- _YOUR OBJECTIVE_: It is required that the lines from the top of the listing through the line with "line width=1pt] (465,8)--(465,554);" be reproduced exactly, excluding pictures.

- _MATERIAL_:

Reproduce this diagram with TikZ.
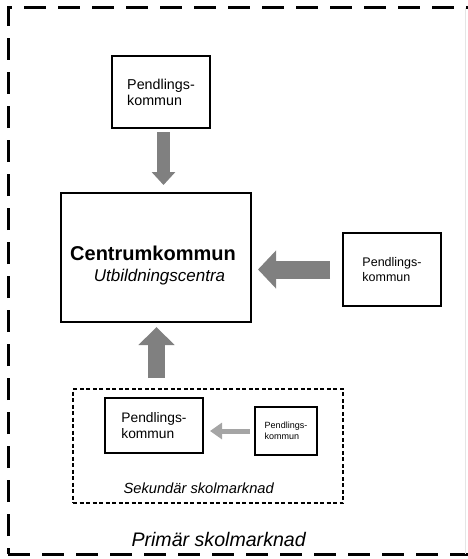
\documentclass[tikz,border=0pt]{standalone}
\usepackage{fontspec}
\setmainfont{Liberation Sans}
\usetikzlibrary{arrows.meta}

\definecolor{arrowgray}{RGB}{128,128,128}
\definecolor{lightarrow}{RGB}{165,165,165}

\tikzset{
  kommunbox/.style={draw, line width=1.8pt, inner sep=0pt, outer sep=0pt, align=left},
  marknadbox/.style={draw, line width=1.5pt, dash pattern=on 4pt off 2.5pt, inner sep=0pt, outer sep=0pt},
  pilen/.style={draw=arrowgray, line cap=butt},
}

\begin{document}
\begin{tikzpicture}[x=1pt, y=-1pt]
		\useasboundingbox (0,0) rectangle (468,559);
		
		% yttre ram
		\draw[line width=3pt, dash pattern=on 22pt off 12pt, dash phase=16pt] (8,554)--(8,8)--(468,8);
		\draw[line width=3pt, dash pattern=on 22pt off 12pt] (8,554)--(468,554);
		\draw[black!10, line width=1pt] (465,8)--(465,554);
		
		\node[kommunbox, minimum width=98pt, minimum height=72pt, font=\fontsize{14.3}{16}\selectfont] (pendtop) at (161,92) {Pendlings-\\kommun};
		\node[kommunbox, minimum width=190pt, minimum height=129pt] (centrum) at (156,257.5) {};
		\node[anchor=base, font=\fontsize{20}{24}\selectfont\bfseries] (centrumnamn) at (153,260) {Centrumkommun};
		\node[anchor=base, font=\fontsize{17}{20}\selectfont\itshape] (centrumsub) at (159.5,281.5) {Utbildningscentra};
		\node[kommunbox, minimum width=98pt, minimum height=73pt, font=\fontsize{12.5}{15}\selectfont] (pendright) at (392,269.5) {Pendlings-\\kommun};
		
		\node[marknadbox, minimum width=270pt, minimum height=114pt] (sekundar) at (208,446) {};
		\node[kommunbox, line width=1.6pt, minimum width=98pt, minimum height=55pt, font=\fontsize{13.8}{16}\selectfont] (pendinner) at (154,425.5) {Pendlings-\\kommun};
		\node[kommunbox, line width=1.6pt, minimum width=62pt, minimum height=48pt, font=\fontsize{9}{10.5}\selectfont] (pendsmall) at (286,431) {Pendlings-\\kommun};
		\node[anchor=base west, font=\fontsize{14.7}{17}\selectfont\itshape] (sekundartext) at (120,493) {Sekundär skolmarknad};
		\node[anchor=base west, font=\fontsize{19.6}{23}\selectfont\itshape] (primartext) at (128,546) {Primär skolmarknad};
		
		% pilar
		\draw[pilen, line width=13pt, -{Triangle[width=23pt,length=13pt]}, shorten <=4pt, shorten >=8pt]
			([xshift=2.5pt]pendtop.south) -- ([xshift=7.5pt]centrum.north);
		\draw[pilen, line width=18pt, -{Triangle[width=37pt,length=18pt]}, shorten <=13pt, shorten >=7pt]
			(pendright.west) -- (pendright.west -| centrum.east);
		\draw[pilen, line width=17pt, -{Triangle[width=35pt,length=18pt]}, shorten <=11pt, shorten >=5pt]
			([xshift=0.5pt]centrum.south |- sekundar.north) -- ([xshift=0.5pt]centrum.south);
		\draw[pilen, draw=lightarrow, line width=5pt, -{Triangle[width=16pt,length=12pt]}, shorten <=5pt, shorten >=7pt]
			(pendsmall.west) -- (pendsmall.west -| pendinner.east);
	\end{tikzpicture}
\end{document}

- _WRITTEN REPLY_:
Reproduce this diagram with TikZ.
\documentclass[tikz,border=0pt]{standalone}
\usepackage{fontspec}
\setmainfont{Liberation Sans}
\usetikzlibrary{arrows.meta}

\definecolor{arrowgray}{RGB}{128,128,128}
\definecolor{lightarrow}{RGB}{165,165,165}

\tikzset{
  kommunbox/.style={draw, line width=1.8pt, inner sep=0pt, outer sep=0pt, align=left},
  marknadbox/.style={draw, line width=1.5pt, dash pattern=on 4pt off 2.5pt, inner sep=0pt, outer sep=0pt},
  pilen/.style={draw=arrowgray, line cap=butt},
}

\begin{document}
\begin{tikzpicture}[x=1pt, y=-1pt]
		\useasboundingbox (0,0) rectangle (468,559);
		
		% yttre ram
		\draw[line width=3pt, dash pattern=on 22pt off 12pt, dash phase=16pt] (8,554)--(8,8)--(468,8);
		\draw[line width=3pt, dash pattern=on 22pt off 12pt] (8,554)--(468,554);
		\draw[black!10, line width=1pt] (465,8)--(465,554);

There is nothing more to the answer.